I could not sing 4 of 5 sings well. This was telling because I am musical and can sing almost anything. The one song that was over 5 years old seemed to be the one the congregation sang with greater participation and enthusiasm. They sang no hymns. Given my belief that worship is not a spectator sport, I found the lack or participation disconcerting. I am not convinced that “un-singable songs” is necessary for larger churches, or churches that trend toward millennial in age.

Communion was available on a small table near the entrance to the worship space. There was an announcement in the bulletin that one could go to the “communion station” whenever one wanted to. Those who think of the Lord’s Supper as a communal event would take issue with this. Seeing people go and partake touched me, regardless. It was a tangible expression of God’s grace. I wondered if having a pastor or elder present at the communion station and perhaps a deeper statement of the meaning of the Lord’s Supper in the bulletin might have helped. This is unresolved for me.

What about interviews?

I asked an older guy named Ron why he came to a church filled with younger people. He used to come because he brought the Lead Pastor’s quadriplegic father to church. The father died 3 years ago, but he continues to come. Why? Because the church is a loving place as opposed to judgmental, and because the church teaches the Bible.

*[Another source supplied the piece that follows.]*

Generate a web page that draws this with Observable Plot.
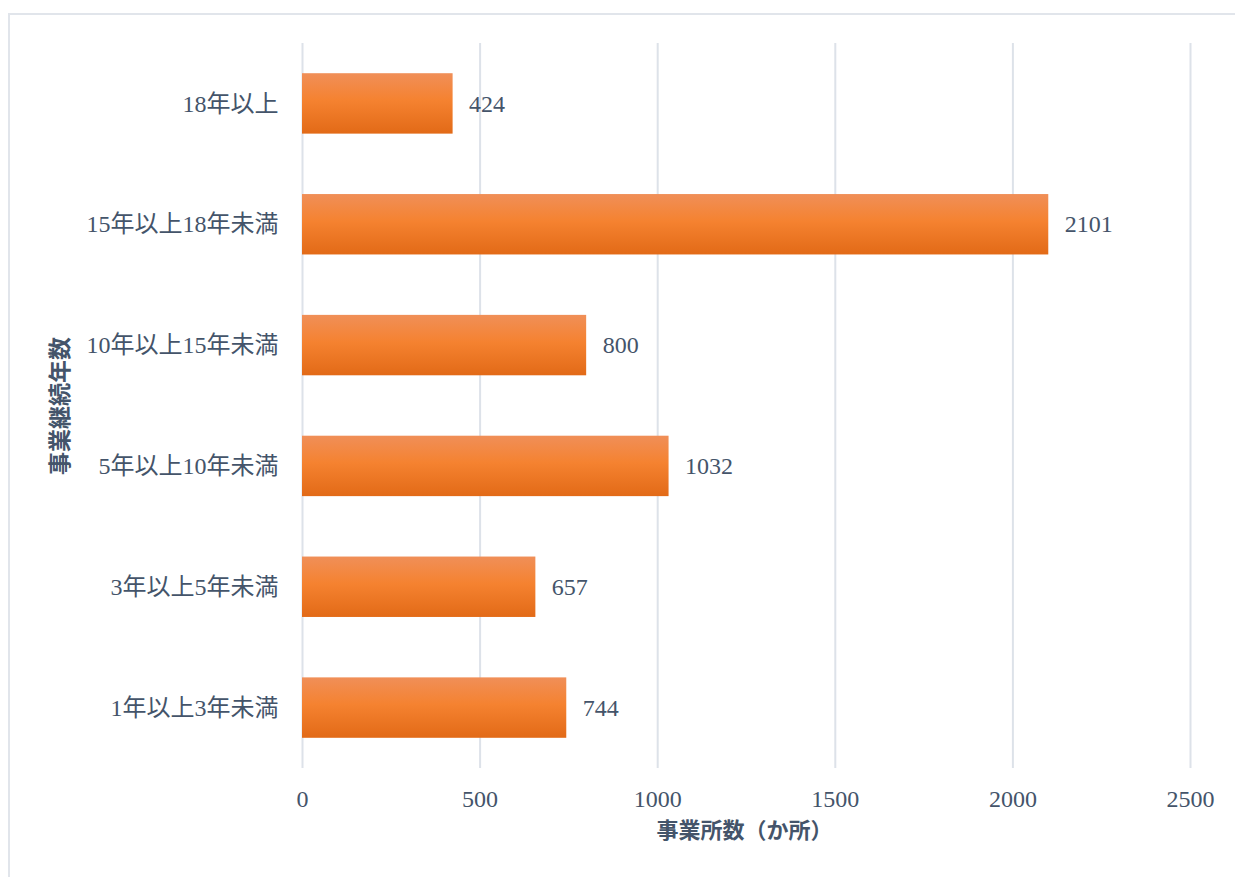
<!DOCTYPE html>
<html>
<head>
<meta charset="utf-8">
<script src="https://cdn.jsdelivr.net/npm/d3@7"></script>
<script src="https://cdn.jsdelivr.net/npm/@observablehq/plot@0.6"></script>
<style>
  html, body { margin: 0; padding: 0; background: #fff; }
  #wrap { position: relative; width: 1235px; height: 877px; overflow: hidden; }
  #frame { position: absolute; left: 8px; top: 13px; width: 1240px; height: 880px; border-left: 2px solid #e1e5eb; border-top: 2px solid #e1e5eb; box-sizing: border-box; }
  #chart { position: absolute; left: 0; top: 0; }
</style>
</head>
<body>
<div id="wrap"><div id="frame"></div><div id="chart"></div></div>
<script>
const categories = ["18年以上", "15年以上18年未満", "10年以上15年未満", "5年以上10年未満", "3年以上5年未満", "1年以上3年未満"];
const values = [424, 2101, 800, 1032, 657, 744];
const xTicks = [0, 500, 1000, 1500, 2000, 2500];
const xTitle = "事業所数（か所）";
const yTitle = "事業継続年数";

const data = categories.map((c, i) => ({ category: c, value: values[i] }));
const textColor = "#44546a";
const serif = "'Liberation Serif', 'DejaVu Serif', 'Noto Sans CJK JP', serif";
const sans = "'Noto Sans CJK JP', 'Noto Sans', sans-serif";

const chart = Plot.plot({
  width: 1235,
  height: 877,
  marginLeft: 302,
  marginRight: 45,
  marginTop: 43,
  marginBottom: 109,
  style: { fontFamily: serif, fontSize: "24px", color: textColor, background: "transparent" },
  x: { domain: [0, 2500], ticks: xTicks, label: null },
  y: { domain: categories, paddingInner: 0.5, paddingOuter: 0.25, round: false, label: null },
  marks: [
    Plot.gridX(xTicks, { stroke: "#dde2e9", strokeOpacity: 1, strokeWidth: 2 }),
    Plot.axisX({ ticks: xTicks, tickFormat: d => String(d), tickSize: 0, tickPadding: 21, fontSize: 24, fill: textColor, label: null }),
    Plot.axisY({ tickSize: 0, tickPadding: 24, fontSize: 24, fill: textColor, label: null }),
    Plot.barX(data, { x: "value", y: "category", fill: "url(#barGrad)" }),
    Plot.text(data, { x: "value", y: "category", text: d => String(d.value), textAnchor: "start", dx: 16, fontSize: 24, fill: textColor }),
    Plot.text([xTitle], { frameAnchor: "bottom", textAnchor: "middle", dx: -2, dy: 69, text: d => d, fontSize: 22, fontWeight: "bold", fill: textColor, fontFamily: sans }),
    Plot.text([yTitle], { frameAnchor: "left", textAnchor: "middle", dx: -242, rotate: -90, text: d => d, fontSize: 23, fontWeight: "bold", fill: textColor, fontFamily: sans })
  ]
});

const svg = d3.select(chart);
const defs = svg.insert("defs", ":first-child");
const g = defs.append("linearGradient").attr("id", "barGrad").attr("x1", 0).attr("y1", 0).attr("x2", 0).attr("y2", 1);
g.append("stop").attr("offset", "0%").attr("stop-color", "#f08f58");
g.append("stop").attr("offset", "45%").attr("stop-color", "#f58230");
g.append("stop").attr("offset", "100%").attr("stop-color", "#e26a17");

document.getElementById("chart").appendChild(chart);
</script>
</body>
</html>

A 60-ish couple comes because some of their children and grandchildren go there. I sought these people out because they did not “fit the crowd” so it was notable to ask why they attended.

Besides the worship service, here were the salient things mentioned about the church in the bulletin.

We are here to:

  • UNITE lost and hurting children with their loving, heavenly Father through the power of Christ’s Cross.
  • CULTIVATE personal spiritual development and active Gospel community through the generous application of God’s Word, mercy and grace.
  • CREATE an environment in which God’s presence and power is both experienced and reflected.

A “Missional” Emphasis Without Using the Word

This church expresses being committed to a philosophy of church that values community and focuses on the development of people rather than the expansion of the organization.  They say, “We are not focused on building a church, but rather, focused on BEING the church.”

It is interesting that their mission speaks about nothing “outside their doors.” Yet, these ministries do: cleaning up the beach, hosting art shows with Jazz, and volunteering at a local medical clinic. “We invite you to explore who we are, and maybe you will find a home along side us where you can experience God, develop personally, and impact your community.”

I found a great deal of vitality at this church. While the worship left me wanting more, they clearly were a church “on mission” in the community. They were inviting people to know Jesus and follow him in mission. Love covers a multitude of sins.

Questions for you and your church

Are you engaging the community? Do you teach the bible with conviction and in meaningful ways? Are you serving families so clearly that grandparents are willing to come to your church?